I think it's great that you have managed to lose the tube and that you are experimenting with different foods. In my own experience, after surgery, rads and chemo my taste buds were like those of a baby, everything extremely enhanced, even salt and pepper to spicy at first. As you continue on, I am confident your taste buds will recover. Regrettably, it is not so easy to say that about saliva glands, as they can be nuked permanently by rads.

Keep up the good work, try to be patient, and if the pain persists or becomes intolerable, definitely bring it to doc's attention.

In the mean time, congratulations on your survivorship!

Take care,


ratface's picture
Posts: 1320
Joined: Aug 2009

My cancer was base of the tongue and right tonsil. I had 39 Rad treatments and chemo. As I type I can still feel the radiation working. I finished four weeks ago. I doubt the cancer would travel to your throat. Most likely would take the usual path to the lymph nodes. Have your ENT scope it to put you at ease. Most likely irritation from foods going down. Some people drink oils like olive oil to coat the surface. perhaps Your ENT can recommend something.

BugHunter's picture
Posts: 152
Joined: Oct 2007

Best thing to remember is that your throat is healing from what amounts to internal 3rd degree burns. Time heals. But piece of mind is every bit as important during the healing process and that is part of your Oncologists job, call them to be sure. I am now 31 months post tx and it still hurts to yawn, still have to take small bites and chew really well, and most foods still have to have water added to get them down. I have adjusted to what I now refer to as my "new normal" in life.


Posts: 22
Joined: Sep 2009

I've been doing well in terms of pain. I never experienced pain per se, but rather an itchiness in my throat (that made me nauseous).

Eventually I realized that the itchiness was a form of pain, and that the pain meds, which were described as effective as a cough medicine, could control the itch, cough and nausea that resulted.

I'm still coming down off the meds, but I haven't noticeably been bothered by the itchiness till yesterday. I ate a piece of cinnamon toast, and after a bit, that sensation came back. A tickle, like something in my throat, but that I couldn't swallow.

Its hard to describe, but its almost like something in how I swallow changed, and I just don't have access to the back of my throat anymore. Water didn't help.

A quick Dilaudid took care of it, but it was the first real episode I've had in weeks, and it leads me to believe that its going to be an ongoing issue.

I was warned that breads and toast could be a problem, and I've always used bread or crackers when I had mucous in my throat from a cold causing a tickle/cough. In retrospect, since I have always been sensitive to it in the past, I suspect this will be an ongoing challenge.

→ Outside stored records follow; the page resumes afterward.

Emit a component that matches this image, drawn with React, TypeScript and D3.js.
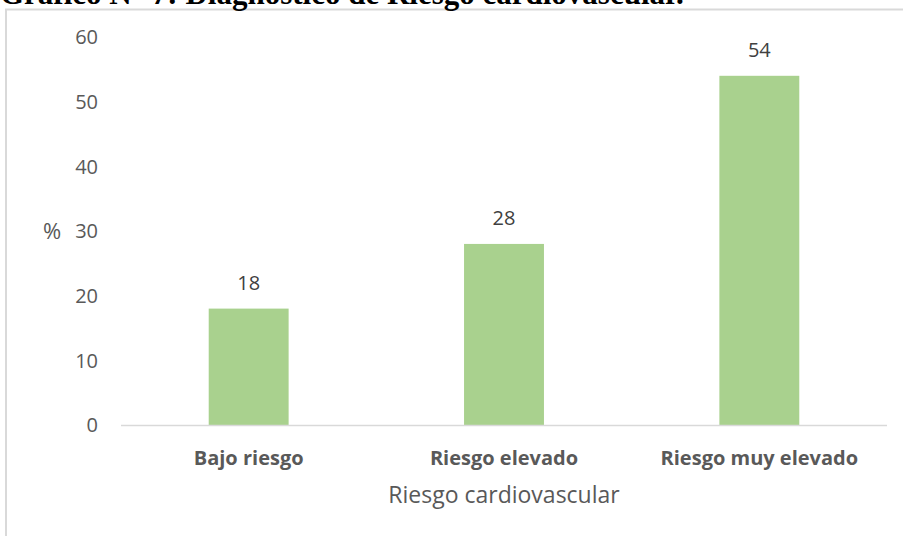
import React, { useEffect, useRef } from "react";
import * as d3 from "d3";

const categories = ["Bajo riesgo", "Riesgo elevado", "Riesgo muy elevado"];
const values = [18, 28, 54];
const yTicks = [0, 10, 20, 30, 40, 50, 60];

const W = 903;
const H = 536;
const FONT = "'Open Sans', 'Noto Sans', sans-serif";
const GREY = "#595959";

export default function App() {
  const svgRef = useRef<SVGSVGElement>(null);

  useEffect(() => {
    const svg = d3.select(svgRef.current);
    svg.selectAll("*").remove();

    const margin = { left: 121, right: 16, top: 37, bottom: 111 };
    const x = d3.scaleBand()
      .domain(categories)
      .range([margin.left, W - margin.right])
      .paddingInner(0.687)
      .paddingOuter(0.3435);
    const y = d3.scaleLinear().domain([0, 60]).range([H - margin.bottom, margin.top]);

    svg.append("rect")
      .attr("width", W).attr("height", H).attr("fill", "#fff");

    // chart area frame
    svg.append("path")
      .attr("d", `M6,${H} V9.5 H${W}`)
      .attr("fill", "none")
      .attr("stroke", "#d9d9d9")
      .attr("stroke-width", 2);

    // title, clipped at the top of the page like the source
    svg.append("text")
      .attr("x", 0)
      .attr("y", 4)
      .attr("font-family", "'Liberation Serif', 'Times New Roman', serif")
      .attr("font-weight", "bold")
      .attr("font-size", 31)
      .attr("fill", "#000")
      .text("Gráfico N° 7: Diagnóstico de Riesgo cardiovascular.");

    // y tick labels
    svg.append("g")
      .selectAll("text")
      .data(yTicks)
      .join("text")
      .attr("x", 98)
      .attr("y", d => y(d))
      .attr("dy", "0.36em")
      .attr("text-anchor", "end")
      .attr("font-family", FONT)
      .attr("font-size", 20)
      .attr("fill", GREY)
      .text(d => d);

    svg.append("text")
      .attr("x", 52)
      .attr("y", y(30))
      .attr("dy", "0.36em")
      .attr("text-anchor", "middle")
      .attr("font-family", FONT)
      .attr("font-size", 22)
      .attr("fill", GREY)
      .text("%");

    // bars
    svg.append("g")
      .selectAll("rect")
      .data(values)
      .join("rect")
      .attr("x", (d, i) => x(categories[i])!)
      .attr("y", d => y(d))
      .attr("width", x.bandwidth())
      .attr("height", d => y(0) - y(d))
      .attr("fill", "#a9d18e");

    // baseline
    svg.append("line")
      .attr("x1", margin.left)
      .attr("x2", W - margin.right)
      .attr("y1", y(0) + 0.5)
      .attr("y2", y(0) + 0.5)
      .attr("stroke", "#d9d9d9")
      .attr("stroke-width", 1.5);

    // value labels
    svg.append("g")
      .selectAll("text")
      .data(values)
      .join("text")
      .attr("x", (d, i) => x(categories[i])! + x.bandwidth() / 2)
      .attr("y", d => y(d) - 19)
      .attr("text-anchor", "middle")
      .attr("font-family", FONT)
      .attr("font-size", 20)
      .attr("fill", "#404040")
      .text(d => d);

    // category labels
    svg.append("g")
      .selectAll("text")
      .data(categories)
      .join("text")
      .attr("x", d => x(d)! + x.bandwidth() / 2)
      .attr("y", 465)
      .attr("text-anchor", "middle")
      .attr("font-family", FONT)
      .attr("font-weight", "bold")
      .attr("font-size", 20)
      .attr("fill", GREY)
      .text(d => d);

    // axis title
    svg.append("text")
      .attr("x", (margin.left + W - margin.right) / 2)
      .attr("y", 503)
      .attr("text-anchor", "middle")
      .attr("font-family", FONT)
      .attr("font-size", 23)
      .attr("fill", GREY)
      .text("Riesgo cardiovascular");
  }, []);

  return (
    <svg
      ref={svgRef}
      width={W}
      height={H}
      style={{ position: "fixed", left: 0, top: 0, display: "block" }}
    />
  );
}
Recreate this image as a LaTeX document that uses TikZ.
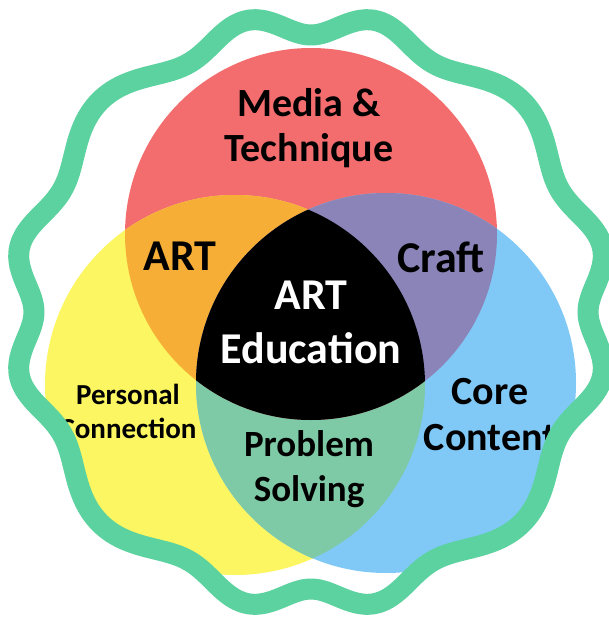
\documentclass[tikz,border=0pt]{standalone}
\usepackage{fontspec}
\setmainfont{Carlito}
\definecolor{cred}{HTML}{F36D6F}
\definecolor{cyel}{HTML}{FBF661}
\definecolor{cblu}{HTML}{80C9F7}
\definecolor{corg}{HTML}{F6AE36}
\definecolor{cpur}{HTML}{8B84B8}
\definecolor{cgrn}{HTML}{7FCAA6}
\definecolor{cwave}{HTML}{5BD29F}
\def\wavy{plot[domain=0:358.5,samples=240,smooth cycle] (\x:{287.75-10.75*cos(12*(\x+3.26*sin(4*\x)))})}
\begin{document}
\begin{tikzpicture}[x=1pt,y=-1pt,
  lbl/.style={font=\bfseries, align=center, inner sep=0pt, anchor=base},
  wavestroke/.style={draw=cwave, line width=21pt, line join=round}]
\useasboundingbox (0,0) rectangle (609,621);
\fill[white] (0,0) rectangle (609,621);
\coordinate (cr) at (311,234);
\coordinate (cy) at (235,385);
\coordinate (cb) at (386,383);
\coordinate (cw) at (311,312);
\begin{scope}
  \clip[shift={(cw)}] \wavy;
  \fill[cred] (cr) circle[radius=186];
  \fill[cyel] (cy) circle[radius=190];
  \fill[cblu] (cb) circle[radius=190];
  \begin{scope}
    \clip (cy) circle[radius=190];
    \fill[cgrn] (cb) circle[radius=190];
  \end{scope}
  \begin{scope}
    \clip (cr) circle[radius=186];
    \fill[corg] (cy) circle[radius=190];
    \fill[cpur] (cb) circle[radius=190];
    \clip (cy) circle[radius=190];
    \fill[black] (cb) circle[radius=190];
  \end{scope}
  \node[lbl, font=\bfseries\fontsize{40}{45}\selectfont] (media) at (309,161) {Media \&\\Technique};
  \node[lbl, font=\bfseries\fontsize{44}{50}\selectfont] (art) at (180,270) {ART};
  \node[lbl, font=\bfseries\fontsize{44}{50}\selectfont] (craft) at (441,272) {Craft};
  \node[lbl, text=white, font=\bfseries\fontsize{44}{54}\selectfont] (arted) at (311,363) {ART\\Education};
  \node[lbl, font=\bfseries\fontsize{29}{34}\selectfont] (pers) at (128,438) {Personal\\Connection};
  \node[lbl, font=\bfseries\fontsize{37}{45}\selectfont] (prob) at (309,501) {Problem\\Solving};
  \node[lbl, font=\bfseries\fontsize{40}{46}\selectfont] (core) at (490,450) {Core\\Content};
\end{scope}
\draw[wavestroke, shift={(cw)}] \wavy;
\end{tikzpicture}
\end{document}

I hadn't worried that there was anything "coming back", but I guess I'm still getting used to what I'm supposed to be worried about and what I'm not.


pmfennell's picture
Posts: 28
Joined: Jun 2009


I am 6 years post tx and still experience pain in my throat. I am on 5 mg Oxycontin 5 times a day and wear a 12.5mg Fentanyl patch that I change every 3 days. I live in the Northeast portion of the country and find that this is not the best environment for me. I head to FL every winter for 6 months because the warm humid weather is much better for me. I have a whole house humidifier that keeps my home at a steady 55 percent level, but I still have issues. My cancer was SCC stage IV a, at the base of tongue. I am also a mouth breather and I have most trouble at night and early morning. I also cut open vitamin E capsules and find this is a short term fix. But a good one. I was a teacher but had to give that up because of this and find the job loss worse than the pain. Try a teaspoon of honey as well. This is another short term fix. I find that the further out from the end of my tx, the more issues with pain and other oral issues I have. Good luck to you I wish you well.